Die Bundesregierung redet und der türkische Präsident redet. Der entscheidende Unterschied ist: Erdogan handelt auch, er lässt Unschuldige einsperren und verstößt massiv gegen die Menschenrechte. Die Bundesregierung redet nur, traut sich aber nicht zu handeln. Was hat sie vor kurzem noch getönt: Das Maß sei jetzt endlich voll, die Bundesregierung habe ihre Türkeipolitik grundlegend geändert. Die Hermes-Bürgschaften würden überdacht, die EU-Vortrittsbeihilfen stünden auf dem Prüfstand und die Erweiterung der Zollunion könne die Türkei ohnehin vergessen.

Doch inzwischen knickt man ein - nicht in Ankara, sondern in Berlin: Das Kanzleramt und SPD-Wirtschaftsministerin Brigitte Zypries haben laut Süddeutscher Zeitung eine deutliche Begrenzung der Hermes-Bürgschaften abgelehnt, die vollständige Abschaffung stand anscheinend nie zur Debatte. Noch vor ein paar Wochen hat die Regierung den gegenteiligen Eindruck erweckt. Auch die Streichung der EU-Vortrittsbeihilfen für die Türkei falle schwer, das würde nämlich bloß eine Minderheit der EU-Partner mittragen. Mal gespannt, wie es bei der Erweiterung der Zollunion aussieht. Das Abkommen mit der Türkei aufzukündigen, erwägt offenbar niemand, obwohl genau das Erdogan ziemlich hart treffen würde. Eine Reisewarnung für deutsche Touristen? Stimmt, da war mal was, aber da hat sich Außenminister Sigmar Gabriel nur privat geäußert. I'm so sorry.

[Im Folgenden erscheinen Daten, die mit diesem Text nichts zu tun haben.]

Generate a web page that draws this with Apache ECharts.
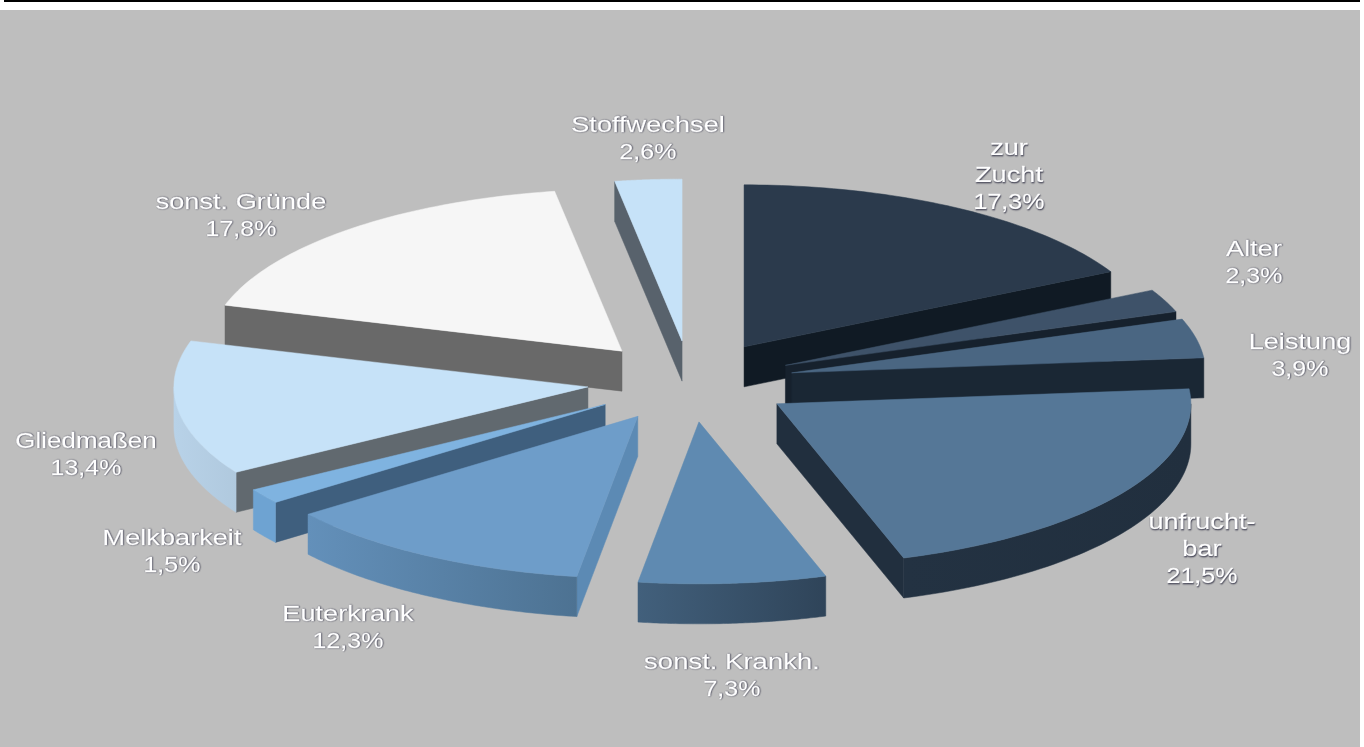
<!DOCTYPE html>
<html><head><meta charset="utf-8">
<style>html,body{margin:0;padding:0;background:#fff}#c{width:1364px;height:747px}</style>
<script src="https://cdn.jsdelivr.net/npm/echarts@6/dist/echarts.min.js"></script>
</head><body><div id="c"></div>
<script>
var categories = ['zur\nZucht','Alter','Leistung','unfrucht-\nbar','sonst. Krankh.','Euterkrank','Melkbarkeit','Gliedmaßen','sonst. Gründe','Stoffwechsel'];
var values = [17.3,2.3,3.9,21.5,7.3,12.3,1.5,13.4,17.8,2.6];
var topColors = ['#2b3a4c','#3e5269','#4a6682','#557797','#5f8ab1','#6e9dc9','#7fb3e0','#c6e2f8','#f6f6f6','#c6e2f8'];
var sideColors = ['#101a24','#16212d','#1a2734','#212f3e','#2f4459','#5c8ab4','#3f5f7e','#61696f','#696969','#58626c'];
var rimLeft = ['#101a24','#16212d','#1a2734','#233242','#42607c','#6390ba','#6ea3d2','#b8d2e8','#cccccc','#b8d2e8'];
var rimRight = ['#101a24','#16212d','#1a2734','#212f3e','#2f4459','#4d7292','#6ea3d2','#b0c9de','#cccccc','#b8d2e8'];
var labelX = [1009,1254,1300,1202,732,348,172,86,241,648];
var labelY = [176,263,356,550,676,628,552,455,216,139];
var labelScale = [1.235,1.235,1.235,1.235,1.25,1.235,1.235,1.18,1.235,1.235];

var CX=690.5, CY=381.5, RX=414, RY=162, DEPTH=40, EXPLODE=0.25, LINE=27;
var total = values.reduce(function(a,b){return a+b;},0);
var starts = [], run = 0;
values.forEach(function(v){ starts.push(run); run += v; });
function ang(p){ return p/total*Math.PI*2; }
function midV(i){ return -Math.cos(ang(starts[i]+values[i]/2)); }
var order = values.map(function(_,i){return i;}).sort(function(a,b){return midV(a)-midV(b);});

function renderItem(params, api){
  var i = api.value(1), val = api.value(0);
  var a1 = ang(starts[i]), a2 = ang(starts[i]+val), m=(a1+a2)/2;
  var ax = CX + EXPLODE*RX*Math.sin(m), ay = CY - EXPLODE*RY*Math.cos(m);
  function pt(a,dz){ return [ax+RX*Math.sin(a), ay-RY*Math.cos(a)+(dz||0)]; }
  var kids = [];
  function poly(points, fill){ kids.push({type:'polygon',shape:{points:points},style:{fill:fill,stroke:fill,lineWidth:0.5}}); }
  function wall(a){
    poly([[ax,ay],pt(a),pt(a,DEPTH),[ax,ay+DEPTH]], sideColors[i]);
  }
  if (Math.sin(a2) > 0.001) wall(a2);
  if (-Math.sin(a1) > 0.001) wall(a1);
  var r1 = Math.max(a1, Math.PI/2), r2 = Math.min(a2, Math.PI*1.5), N = 60, k;
  if (r2 > r1){
    var up=[], dn=[];
    for(k=0;k<=N;k++){ var a=r1+(r2-r1)*k/N; up.push(pt(a)); dn.unshift(pt(a,DEPTH)); }
    poly(up.concat(dn), new echarts.graphic.LinearGradient(0,0,1,0,[{offset:0,color:rimLeft[i]},{offset:1,color:rimRight[i]}]));
  }
  var face=[[ax,ay]];
  for(k=0;k<=N;k++){ face.push(pt(a1+(a2-a1)*k/N)); }
  poly(face, topColors[i]);
  return {type:'group',children:kids};
}
function textStyle(t){
  return {text:t,fill:'#fff',font:'22px "Liberation Sans"',align:'center',verticalAlign:'middle',
    stroke:'#ffffff',lineWidth:0.4,
    textShadowColor:'rgba(40,40,60,0.85)',textShadowBlur:1.5,textShadowOffsetX:0.5,textShadowOffsetY:0.5};
}
function renderLabel(params, api){
  var i = api.value(1);
  var lines = categories[i].split('\n');
  var pct = api.value(0).toFixed(1).replace('.',',')+'%';
  var top = labelY[i] - (lines.length)*LINE/2;
  var kids = lines.map(function(s,n){
    return {type:'text',x:labelX[i],y:top+n*LINE,scaleX:labelScale[i],style:textStyle(s)};
  });
  kids.push({type:'text',x:labelX[i],y:top+lines.length*LINE,scaleX:1.14,style:textStyle(pct)});
  return {type:'group',children:kids};
}
var chart = echarts.init(document.getElementById('c'),null,{renderer:'canvas'});
var sliceData = order.map(function(i){return [values[i],i];});
chart.setOption({
  animation:false,
  backgroundColor:'#bebebe',
  graphic:[
    {type:'rect',silent:true,z:10,shape:{x:0,y:0,width:1364,height:10},style:{fill:'#ffffff'}},
    {type:'rect',silent:true,z:11,shape:{x:1360,y:0,width:4,height:747},style:{fill:'#ffffff'}},
    {type:'rect',silent:true,z:12,shape:{x:4,y:0,width:1356,height:2},style:{fill:'#000000'}}
  ],
  series:[
    {type:'custom',coordinateSystem:'none',silent:true,renderItem:renderItem,data:sliceData,z:2},
    {type:'custom',coordinateSystem:'none',silent:true,renderItem:renderLabel,data:sliceData,z:3}
  ]
});
</script></body></html>
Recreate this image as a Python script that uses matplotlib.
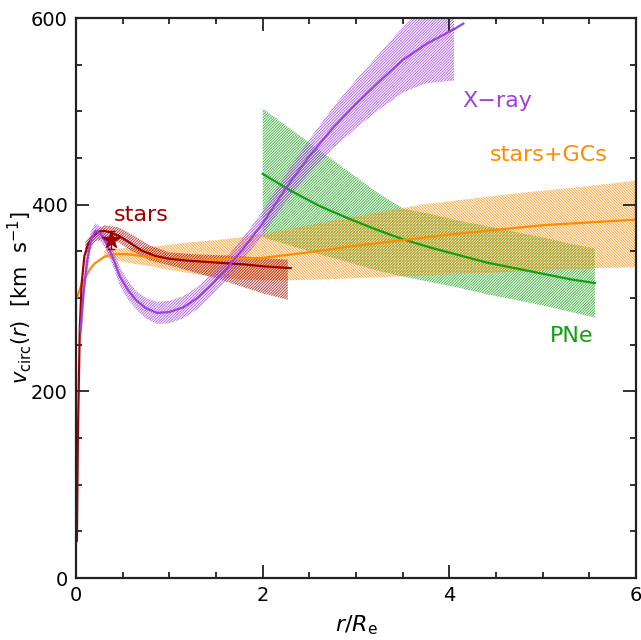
import matplotlib
matplotlib.use("Agg")
import matplotlib.pyplot as plt
import numpy as np

# ---------------- data ----------------
xray_r = [0.05, 0.08, 0.12, 0.16, 0.21, 0.27, 0.33, 0.40, 0.47, 0.56, 0.65, 0.75, 0.87, 1.0,
          1.15, 1.3, 1.45, 1.6, 1.8, 2.0, 2.25, 2.5, 2.75, 3.0, 3.25, 3.5, 3.75, 4.05]
xray_v = [265, 305, 340, 362, 372, 368, 358, 342, 323, 308, 297, 289, 284, 285,
          290, 300, 314, 330, 354, 380, 418, 452, 482, 508, 532, 555, 572, 588]
xray_lo = [245, 290, 328, 352, 364, 360, 350, 333, 313, 298, 287, 278, 272, 273,
           278, 288, 302, 318, 342, 367, 403, 434, 460, 482, 502, 520, 530, 533]
xray_hi = [285, 320, 352, 372, 380, 376, 366, 351, 333, 318, 307, 300, 296, 297,
           302, 312, 326, 342, 366, 393, 433, 470, 504, 534, 562, 590, 614, 643]
xray_end_r = [4.05, 4.15]
xray_end_v = [588, 594]

stars_r = [0.01, 0.02, 0.04, 0.06, 0.09, 0.13, 0.18, 0.24, 0.30, 0.38, 0.47, 0.58,
           0.70, 0.85, 1.0, 1.2, 1.5, 1.8, 2.0, 2.3]
stars_v = [40, 150, 265, 315, 345, 358, 366, 371, 372, 370, 366, 359,
           351, 345, 342, 340, 338, 336, 334, 332]
stars_band_r = [0.1, 0.2, 0.3, 0.45, 0.6, 0.8, 1.0, 1.25, 1.5, 1.75, 2.0, 2.27]
stars_band_lo = [345, 360, 364, 360, 350, 340, 335, 328, 321, 313, 305, 298]
stars_band_hi = [360, 372, 378, 376, 368, 356, 349, 347, 346, 345, 343, 341]
star_point_r = [0.375]
star_point_v = [362]
star_point_err = [10]

gc_r = [0.0, 0.05, 0.1, 0.15, 0.2, 0.3, 0.4, 0.55, 0.7, 0.9, 1.2, 1.5, 2.0, 2.5,
        3.0, 3.5, 4.0, 4.5, 5.0, 5.5, 6.0]
gc_v = [298, 312, 322, 331, 337, 344, 347, 347, 345, 342, 341, 341, 343, 349,
        356, 362, 368, 373, 378, 381, 384]
gc_band_r = [0.3, 0.45, 0.6, 0.8, 1.0, 1.25, 1.5, 1.75, 2.0, 2.3, 2.7, 3.2, 3.7,
             4.2, 4.7, 5.2, 5.6, 6.0]
gc_band_hi = [351, 353, 354, 355, 357, 360, 362, 365, 369, 374, 382, 391, 400,
              406, 412, 417, 421, 426]
gc_band_lo = [344, 340, 337, 334, 330, 326, 322, 320, 319, 319, 320, 322, 324,
              326, 328, 330, 332, 333]

pne_r = [2.0, 2.3, 2.6, 2.9, 3.2, 3.5, 3.8, 4.1, 4.4, 4.7, 5.0, 5.3, 5.56]
pne_v = [433, 415, 399, 386, 374, 363, 354, 346, 338, 332, 326, 320, 316]
pne_hi = [503, 481, 459, 437, 415, 396, 390, 383, 377, 371, 365, 358, 353]
pne_lo = [365, 356, 347, 339, 330, 323, 317, 311, 304, 298, 292, 285, 279]

# ---------------- style ----------------
c_xray = "#a040e0"
c_stars = "#a00000"
c_gc = "#ff8c00"
c_pne = "#10a010"

plt.rcParams["font.family"] = ["DejaVu Sans"]
plt.rcParams["mathtext.fontset"] = "dejavusans"
plt.rcParams["hatch.linewidth"] = 0.7

fig = plt.figure(figsize=(6.41, 6.40), dpi=100)
ax = fig.add_axes([76 / 641, 62 / 640, 560 / 641, 560 / 640])

def band(r, lo, hi, color, hatch):
    ax.fill_between(r, lo, hi, facecolor="none", edgecolor=color, hatch=hatch,
                    linewidth=0, alpha=0.75)

band(pne_r, pne_lo, pne_hi, c_pne, "/" * 12)
band(gc_band_r, gc_band_lo, gc_band_hi, c_gc, "\\" * 12)
band(stars_band_r, stars_band_lo, stars_band_hi, c_stars, "/" * 12)
band(xray_r, xray_lo, xray_hi, c_xray, "/" * 12)

ax.plot(pne_r, pne_v, color=c_pne, lw=1.6)
ax.plot(gc_r, gc_v, color=c_gc, lw=1.6)
ax.plot(stars_r, stars_v, color=c_stars, lw=1.6)
ax.plot(xray_r, xray_v, color=c_xray, lw=1.6)
ax.plot(xray_end_r, xray_end_v, color=c_xray, lw=1.6)
ax.errorbar(star_point_r, star_point_v, yerr=star_point_err, fmt="none", ecolor=c_stars,
            capsize=3, elinewidth=1.0, capthick=1.0, zorder=10)
ax.plot(star_point_r, star_point_v, marker="*", ms=13, color=c_stars, ls="none", zorder=11)

ax.text(4.51, 511, "X\u2212ray", color=c_xray, fontsize=16, ha="center", va="center")
ax.text(5.07, 453, "stars+GCs", color=c_gc, fontsize=16, ha="center", va="center")
ax.text(5.31, 259, "PNe", color=c_pne, fontsize=16, ha="center", va="center")
ax.text(0.7, 389, "stars", color=c_stars, fontsize=16, ha="center", va="center")

ax.set_xlim(0, 6)
ax.set_ylim(0, 600)
ax.set_xticks([0, 2, 4, 6])
ax.set_yticks([0, 200, 400, 600])
ax.set_xticks(np.arange(0, 6.01, 0.5), minor=True)
ax.set_yticks(np.arange(0, 601, 50), minor=True)
ax.tick_params(which="both", direction="in", top=True, right=True, labelsize=14,
               width=1.3, color="#222222")
ax.tick_params(which="major", length=9.5, pad=6)
ax.tick_params(which="minor", length=4.5)
for s in ax.spines.values():
    s.set_linewidth(1.6)
    s.set_color("#222222")

ax.set_xlabel(r"$r/R_{\rm e}$", fontsize=16, labelpad=6)
ax.set_ylabel(r"$v_{\rm circ}(r)$  [km  s$^{-1}$]", fontsize=15)
ax.yaxis.set_label_coords(-0.075, 0.5)

fig.savefig("out.png", dpi=100)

Kein Wunder, dass Erdogan nicht nur redet, sondern weiterhin diktatorisch handelt. Er weiß: Die in Berlin reden nur. Und reden, und reden, und reden… Gelegentlich drohen sie auch: Du böser Erdogan! Du ganz böser Erdogan! Du ganz furchtbar böser Erdogan! Wow, sehr beeindruckend. Angesichts dessen braucht sich wirklich keiner darüber zu wundern, wenn Autokraten (nicht bloß Erdogan) immer dreister werden.